**Requirement**
Where a line contains the word "chart", copy that line in full.

**Collected material**
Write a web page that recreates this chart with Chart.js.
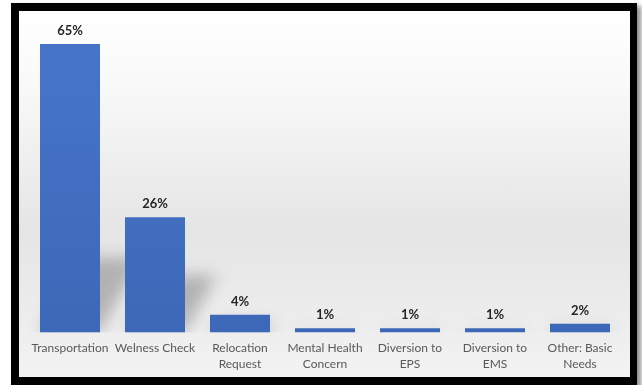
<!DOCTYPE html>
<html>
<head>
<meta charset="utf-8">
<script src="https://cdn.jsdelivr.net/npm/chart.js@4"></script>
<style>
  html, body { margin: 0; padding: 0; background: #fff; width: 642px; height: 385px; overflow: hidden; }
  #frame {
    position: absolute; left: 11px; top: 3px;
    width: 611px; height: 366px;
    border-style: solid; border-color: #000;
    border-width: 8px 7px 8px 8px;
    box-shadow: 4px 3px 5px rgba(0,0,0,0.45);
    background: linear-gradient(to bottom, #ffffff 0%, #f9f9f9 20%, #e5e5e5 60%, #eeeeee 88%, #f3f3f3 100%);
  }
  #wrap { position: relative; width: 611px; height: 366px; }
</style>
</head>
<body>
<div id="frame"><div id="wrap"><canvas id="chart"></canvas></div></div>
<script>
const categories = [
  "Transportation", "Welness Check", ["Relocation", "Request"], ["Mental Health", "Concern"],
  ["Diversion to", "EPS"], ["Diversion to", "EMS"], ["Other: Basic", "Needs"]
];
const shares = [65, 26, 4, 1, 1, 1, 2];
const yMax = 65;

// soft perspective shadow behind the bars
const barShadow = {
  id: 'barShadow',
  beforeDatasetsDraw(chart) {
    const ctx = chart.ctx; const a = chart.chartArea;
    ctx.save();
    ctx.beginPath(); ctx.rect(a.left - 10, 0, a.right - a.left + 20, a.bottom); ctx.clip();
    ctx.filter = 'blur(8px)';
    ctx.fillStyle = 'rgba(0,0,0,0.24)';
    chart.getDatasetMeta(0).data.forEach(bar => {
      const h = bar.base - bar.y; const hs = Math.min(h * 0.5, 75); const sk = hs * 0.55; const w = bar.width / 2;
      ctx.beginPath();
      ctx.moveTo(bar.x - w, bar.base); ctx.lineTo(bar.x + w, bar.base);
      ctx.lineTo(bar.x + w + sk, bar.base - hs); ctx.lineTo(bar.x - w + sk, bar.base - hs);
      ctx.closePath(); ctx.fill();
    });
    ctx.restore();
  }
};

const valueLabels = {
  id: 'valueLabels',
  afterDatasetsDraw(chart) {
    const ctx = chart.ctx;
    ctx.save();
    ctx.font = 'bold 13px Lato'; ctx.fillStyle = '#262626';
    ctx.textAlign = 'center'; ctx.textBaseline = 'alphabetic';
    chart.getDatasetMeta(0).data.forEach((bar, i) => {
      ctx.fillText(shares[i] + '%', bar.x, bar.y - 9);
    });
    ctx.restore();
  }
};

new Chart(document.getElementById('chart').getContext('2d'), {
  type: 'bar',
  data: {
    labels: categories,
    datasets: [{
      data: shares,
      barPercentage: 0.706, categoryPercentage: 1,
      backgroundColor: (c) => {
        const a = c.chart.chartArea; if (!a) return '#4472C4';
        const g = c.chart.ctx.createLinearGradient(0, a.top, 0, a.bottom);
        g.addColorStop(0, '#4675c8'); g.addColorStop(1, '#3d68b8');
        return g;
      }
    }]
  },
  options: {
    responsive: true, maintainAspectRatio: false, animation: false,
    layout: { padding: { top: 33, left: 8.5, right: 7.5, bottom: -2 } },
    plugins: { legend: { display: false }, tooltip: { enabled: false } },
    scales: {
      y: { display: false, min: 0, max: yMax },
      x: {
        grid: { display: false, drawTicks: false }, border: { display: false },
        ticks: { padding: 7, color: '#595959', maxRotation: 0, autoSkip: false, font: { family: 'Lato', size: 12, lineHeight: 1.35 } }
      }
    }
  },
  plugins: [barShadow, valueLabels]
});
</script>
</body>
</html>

**Correct answer**
Write a web page that recreates this chart with Chart.js.
<script src="https://cdn.jsdelivr.net/npm/chart.js@4"></script>
<div id="frame"><div id="wrap"><canvas id="chart"></canvas></div></div>
  beforeDatasetsDraw(chart) {
    const ctx = chart.ctx; const a = chart.chartArea;
    chart.getDatasetMeta(0).data.forEach(bar => {
  afterDatasetsDraw(chart) {
    const ctx = chart.ctx;
    chart.getDatasetMeta(0).data.forEach((bar, i) => {
new Chart(document.getElementById('chart').getContext('2d'), {
        const a = c.chart.chartArea; if (!a) return '#4472C4';
        const g = c.chart.ctx.createLinearGradient(0, a.top, 0, a.bottom);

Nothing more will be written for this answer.